By these Regulations the Board of Directors defines the basic principles of the Company’s organization, duties, powers, and responsibilities in accordance with the law and the Articles of Incorporation.
These Regulations have been approved by the Board of Directors on December 8, 2015, and enter into force on January 1, 2016, thereby replacing and superseding any previous versions of the Regulations.
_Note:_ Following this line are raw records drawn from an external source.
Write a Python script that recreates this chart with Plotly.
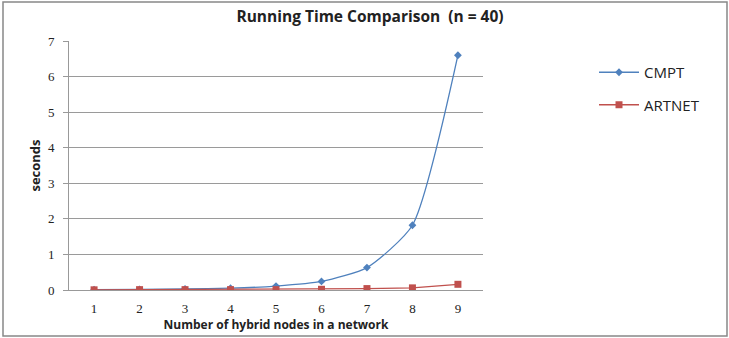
import plotly.graph_objects as go

nodes = [1, 2, 3, 4, 5, 6, 7, 8, 9]
cmpt = [0.01, 0.02, 0.03, 0.05, 0.11, 0.24, 0.63, 1.82, 6.6]
artnet = [0.005, 0.01, 0.01, 0.01, 0.01, 0.02, 0.04, 0.06, 0.16]
y_ticks = [0, 1, 2, 3, 4, 5, 6, 7]

x_cat = [str(n) for n in nodes]

PL, PR, PT, PB = 69, 483, 41, 290
PW, PH = PR - PL, PB - PT

fig = go.Figure()
fig.add_trace(go.Scatter(
    x=x_cat, y=cmpt, name="CMPT", mode="lines+markers", legendgroup="a",
    line=dict(color="#4F81BD", width=1.3, shape="spline", smoothing=0.6),
    marker=dict(symbol="diamond", size=6, color="#4F81BD"),
))
fig.add_trace(go.Scatter(
    x=x_cat, y=artnet, name="ARTNET", mode="lines+markers", legendgroup="b",
    line=dict(color="#C0504D", width=1.3),
    marker=dict(symbol="square", size=7, color="#C0504D"),
))

fig.update_layout(
    width=729, height=338,
    margin=dict(l=PL, r=729 - PR, t=PT, b=338 - PB),
    paper_bgcolor="white", plot_bgcolor="white",
    title=dict(text="<b>Running Time Comparison  (n = 40)</b>", x=370 / 729, xanchor="center",
               y=1 - 17 / 338, yanchor="middle",
               font=dict(family="Open Sans", size=15.5, color="#222222")),
    font=dict(family="Liberation Serif", size=13, color="#222222"),
    legend=dict(x=(594 - PL) / PW, y=(PB - 56) / PH, xanchor="left", yanchor="top",
                font=dict(family="Open Sans", size=15, color="#222222"),
                tracegroupgap=10, itemwidth=40, bgcolor="rgba(0,0,0,0)"),
    xaxis=dict(type="category", showgrid=False, showline=True, linecolor="#999999",
               linewidth=1, ticks="", zeroline=False, ticklabelstandoff=6, automargin=False,
               title=dict(text="<b>Number of hybrid nodes in a network</b>", standoff=4,
                          font=dict(family="Open Sans", size=12, color="#222222"))),
    yaxis=dict(range=[0, 7], tickvals=y_ticks, showgrid=True, gridcolor="#9a9a9a", gridwidth=1,
               showline=True, linecolor="#999999", linewidth=1, ticks="outside", ticklen=5,
               tickcolor="#999999", zeroline=False, ticklabelstandoff=6, automargin=False,
               title=dict(text="<b>seconds</b>", standoff=4,
                          font=dict(family="Open Sans", size=13, color="#222222"))),
    shapes=[dict(type="rect", xref="paper", yref="paper",
                 x0=(3 - PL) / PW, x1=(727 - PL) / PW, y0=(PB - 336) / PH, y1=(PB - 2) / PH,
                 line=dict(color="#888888", width=1.5), fillcolor="rgba(0,0,0,0)", layer="below")],
)

fig.write_html("out.html", config={"displayModeBar": False},
               post_script="document.body.style.margin='0';")
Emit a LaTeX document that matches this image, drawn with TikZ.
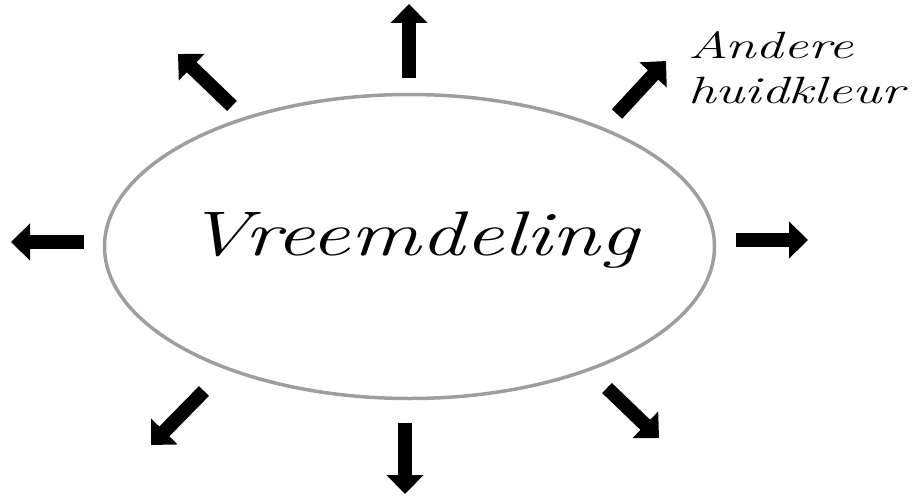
\documentclass[tikz,border=0pt]{standalone}
\usetikzlibrary{arrows.meta,shapes.geometric}
\begin{document}
\begin{tikzpicture}[x=1pt,y=-1pt,
  bigarrow/.style={line width=14pt,-{Triangle[width=36pt,length=19pt]}},
  oval/.style={ellipse,draw=black!38,line width=3.5pt,inner sep=0pt},
  hand/.style={inner sep=0pt,font=\itshape}]
\useasboundingbox (0,0) rectangle (920,495);
\node[oval,minimum width=610pt,minimum height=304pt] (e) at (409.5,246.5) {};
\node[hand,anchor=base,xscale=1.39,font=\fontsize{63}{70}\selectfont\itshape] (v) at (413,255) {Vreemdeling};
\node[hand,anchor=north west,align=left,xscale=1.45,font=\fontsize{38}{45}\selectfont\itshape] (t) at (688,31) {Andere\\huidkleur};
% arrow end points
\coordinate (nT) at (409,78);  \coordinate (nH) at (409,4);
\coordinate (neT) at (617,114); \coordinate (neH) at (666,61);
\coordinate (eT) at (736,240); \coordinate (eH) at (808,240);
\coordinate (seT) at (607,388); \coordinate (seH) at (659,438);
\coordinate (sT) at (405,423); \coordinate (sH) at (405,494);
\coordinate (swT) at (204,391); \coordinate (swH) at (151,445);
\coordinate (wT) at (84,242); \coordinate (wH) at (11,242);
\coordinate (nwT) at (232,106); \coordinate (nwH) at (178,54);
\foreach \d in {n,ne,e,se,s,sw,w,nw}
  \draw[bigarrow] (\d T) -- (\d H);
\end{tikzpicture}
\end{document}
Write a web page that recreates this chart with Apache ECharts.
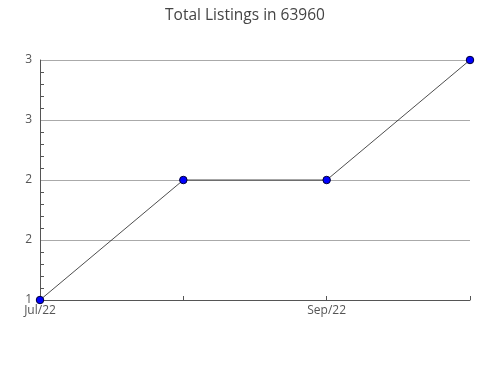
<!DOCTYPE html>
<html><head><meta charset="utf-8">
<script src="https://cdn.jsdelivr.net/npm/echarts@6/dist/echarts.min.js"></script>
<style>html,body{margin:0;padding:0;background:#fff}#c{width:490px;height:380px}</style>
</head><body><div id="c"></div>
<script>
var categories = ['Jul/22', 'Aug/22', 'Sep/22', 'Oct/22'];
var listings = [1, 2, 2, 3];
var titleText = 'Total Listings in 63960';

var chart = echarts.init(document.getElementById('c'));
chart.setOption({
  animation: false,
  title: {
    text: titleText, left: 'center', top: 3,
    textStyle: {fontFamily: 'Open Sans', fontSize: 15.5, fontWeight: 'normal', color: '#444'}
  },
  grid: {left: 40, right: 20, top: 60, bottom: 80},
  xAxis: {
    type: 'category', data: categories, boundaryGap: false,
    axisLine: {lineStyle: {color: '#555', width: 1}},
    axisTick: {show: true, inside: true, length: 4, interval: 0, lineStyle: {color: '#555'}},
    axisLabel: {interval: 1, fontFamily: 'Open Sans', fontSize: 12, color: '#555', margin: 5},
    splitLine: {show: false}
  },
  yAxis: {
    type: 'value', min: 1, max: 3, interval: 0.5,
    axisLine: {show: true, lineStyle: {color: '#555', width: 1}},
    axisTick: {show: false, inside: true},
    minorTick: {show: true, splitNumber: 5, length: 4, lineStyle: {color: '#555'}},
    axisLabel: {fontFamily: 'Open Sans', fontSize: 12, color: '#555', margin: 8,
      formatter: function (v) { return String(Math.round(v)); }},
    splitLine: {show: true, lineStyle: {color: '#aaa', width: 1}}
  },
  series: [{
    type: 'line', data: listings,
    symbol: 'circle', symbolSize: 7.5,
    itemStyle: {color: '#0000ff', borderColor: '#000033', borderWidth: 1},
    lineStyle: {color: '#000', width: 0.7}
  }]
});
</script></body></html>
A. The Company’s Governance Bodies
Article 1
The Company’s governance bodies are the following:
– the Board of Directors (hereinafter referred to as “Board”);
– the Governance & Nomination Committee (hereinafter referred to as “GNC”);
– the Compensation Committee (hereinafter referred to as “CC”);
– the Audit Committee (hereinafter referred to as “AC”);
– the Corporate Responsibility Committee (hereinafter referred to as “CRC”);
– the Chairman of the Board (hereinafter referred to as “Chairman”);
– the Chief Executive Officer (hereinafter referred to as “CEO”);
– the Syngenta Executive Committee (hereinafter referred to as “SEC”).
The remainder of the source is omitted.